### [DATA EXCERPT]

──────────────────────────────

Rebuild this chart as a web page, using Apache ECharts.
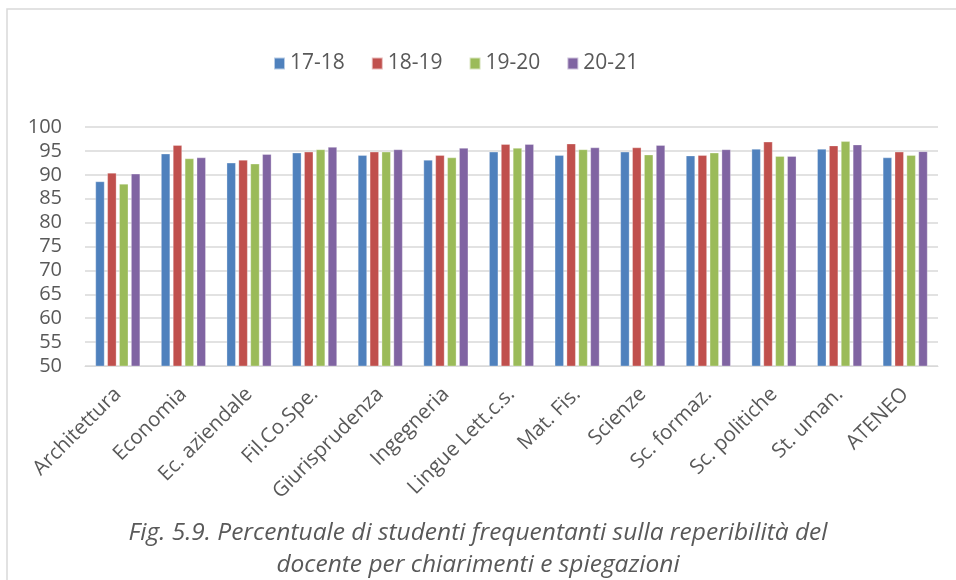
<!DOCTYPE html>
<html>
<head>
<meta charset="utf-8">
<script src="https://cdn.jsdelivr.net/npm/echarts@6/dist/echarts.min.js"></script>
<style>
  html, body { margin: 0; padding: 0; background: #fff; }
  #chart { width: 956px; height: 580px; }
</style>
</head>
<body>
<div id="chart"></div>
<script>
// Facolta' / categorie
var categories = ['Architettura', 'Economia', 'Ec. aziendale', 'Fil.Co.Spe.', 'Giurisprudenza', 'Ingegneria',
    'Lingue Lett.c.s.', 'Mat. Fis.', 'Scienze', 'Sc. formaz.', 'Sc. politiche', 'St. uman.', 'ATENEO'];

var years = ['17-18', '18-19', '19-20', '20-21'];

var val_1718 = [88.6, 94.4, 92.5, 94.6, 94.1, 93.1, 94.8, 94.1, 94.8, 94.0, 95.4, 95.4, 93.6];
var val_1819 = [90.4, 96.2, 93.1, 94.8, 94.8, 94.1, 96.4, 96.5, 95.7, 94.1, 96.9, 96.1, 94.8];
var val_1920 = [88.1, 93.4, 92.3, 95.3, 94.8, 93.6, 95.6, 95.3, 94.2, 94.6, 93.9, 97.0, 94.1];
var val_2021 = [90.2, 93.6, 94.3, 95.8, 95.3, 95.6, 96.4, 95.7, 96.2, 95.3, 93.9, 96.3, 94.9];

var colors = ['#4F81BD', '#C0504D', '#9BBB59', '#8064A2'];
var all_values = [val_1718, val_1819, val_1920, val_2021];

var font = 'Open Sans, Liberation Sans, sans-serif';

var chart = echarts.init(document.getElementById('chart'));

var series = years.map(function (y, i) {
    return {
        name: y,
        type: 'bar',
        data: all_values[i],
        barWidth: 9,
        barGap: '32%',
        itemStyle: { color: colors[i], borderColor: 'rgba(255,255,255,0.6)', borderWidth: 0.5 }
    };
});

var option = {
    animation: false,
    backgroundColor: '#fff',
    textStyle: { fontFamily: font },
    legend: {
        top: 48,
        left: 268,
        itemWidth: 11,
        itemHeight: 12,
        itemGap: 26,
        icon: 'rect',
        textStyle: { fontSize: 21, color: '#595959', fontFamily: font, padding: [0, 0, 0, 0] },
        data: years
    },
    grid: { left: 85, right: 18, top: 127, bottom: 214, containLabel: false },
    xAxis: {
        type: 'category',
        data: categories,
        axisLine: { lineStyle: { color: '#d9d9d9' } },
        axisTick: { show: false },
        axisLabel: { rotate: 45, interval: 0, fontSize: 20.5, color: '#595959', margin: 25, fontFamily: font }
    },
    yAxis: {
        type: 'value',
        min: 50,
        max: 100,
        interval: 5,
        axisLine: { show: false },
        axisTick: { show: false },
        splitLine: { lineStyle: { color: '#d9d9d9', width: 1.5 } },
        axisLabel: { fontSize: 20, color: '#595959', margin: 23, fontFamily: font }
    },
    series: series,
    graphic: [
        {
            type: 'rect',
            shape: { x: 7, y: 9, width: 960, height: 600 },
            style: { fill: 'none', stroke: '#d9d9d9', lineWidth: 1.5 },
            silent: true
        },
        {
            type: 'text',
            left: 'center',
            top: 517,
            style: {
                text: 'Fig. 5.9. Percentuale di studenti frequentanti sulla reperibilità del\ndocente per chiarimenti e spiegazioni',
                textAlign: 'center',
                fontSize: 24.5,
                fontStyle: 'italic',
                lineHeight: 32,
                fill: '#595959',
                fontFamily: font
            }
        }
    ]
};

chart.setOption(option);
</script>
</body>
</html>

──────────────────────────────

Repeat only the lines between the start of the data and the line with "var years = ['17-18', '18-19', '19-20', '20-21'];", including those two lines, and skip the pictures.

### [ANSWER TO THIS EXERCISE]
Rebuild this chart as a web page, using Apache ECharts.
<!DOCTYPE html>
<html>
<head>
<meta charset="utf-8">
<script src="https://cdn.jsdelivr.net/npm/echarts@6/dist/echarts.min.js"></script>
<style>
  html, body { margin: 0; padding: 0; background: #fff; }
  #chart { width: 956px; height: 580px; }
</style>
</head>
<body>
<div id="chart"></div>
<script>
// Facolta' / categorie
var categories = ['Architettura', 'Economia', 'Ec. aziendale', 'Fil.Co.Spe.', 'Giurisprudenza', 'Ingegneria',
    'Lingue Lett.c.s.', 'Mat. Fis.', 'Scienze', 'Sc. formaz.', 'Sc. politiche', 'St. uman.', 'ATENEO'];

var years = ['17-18', '18-19', '19-20', '20-21'];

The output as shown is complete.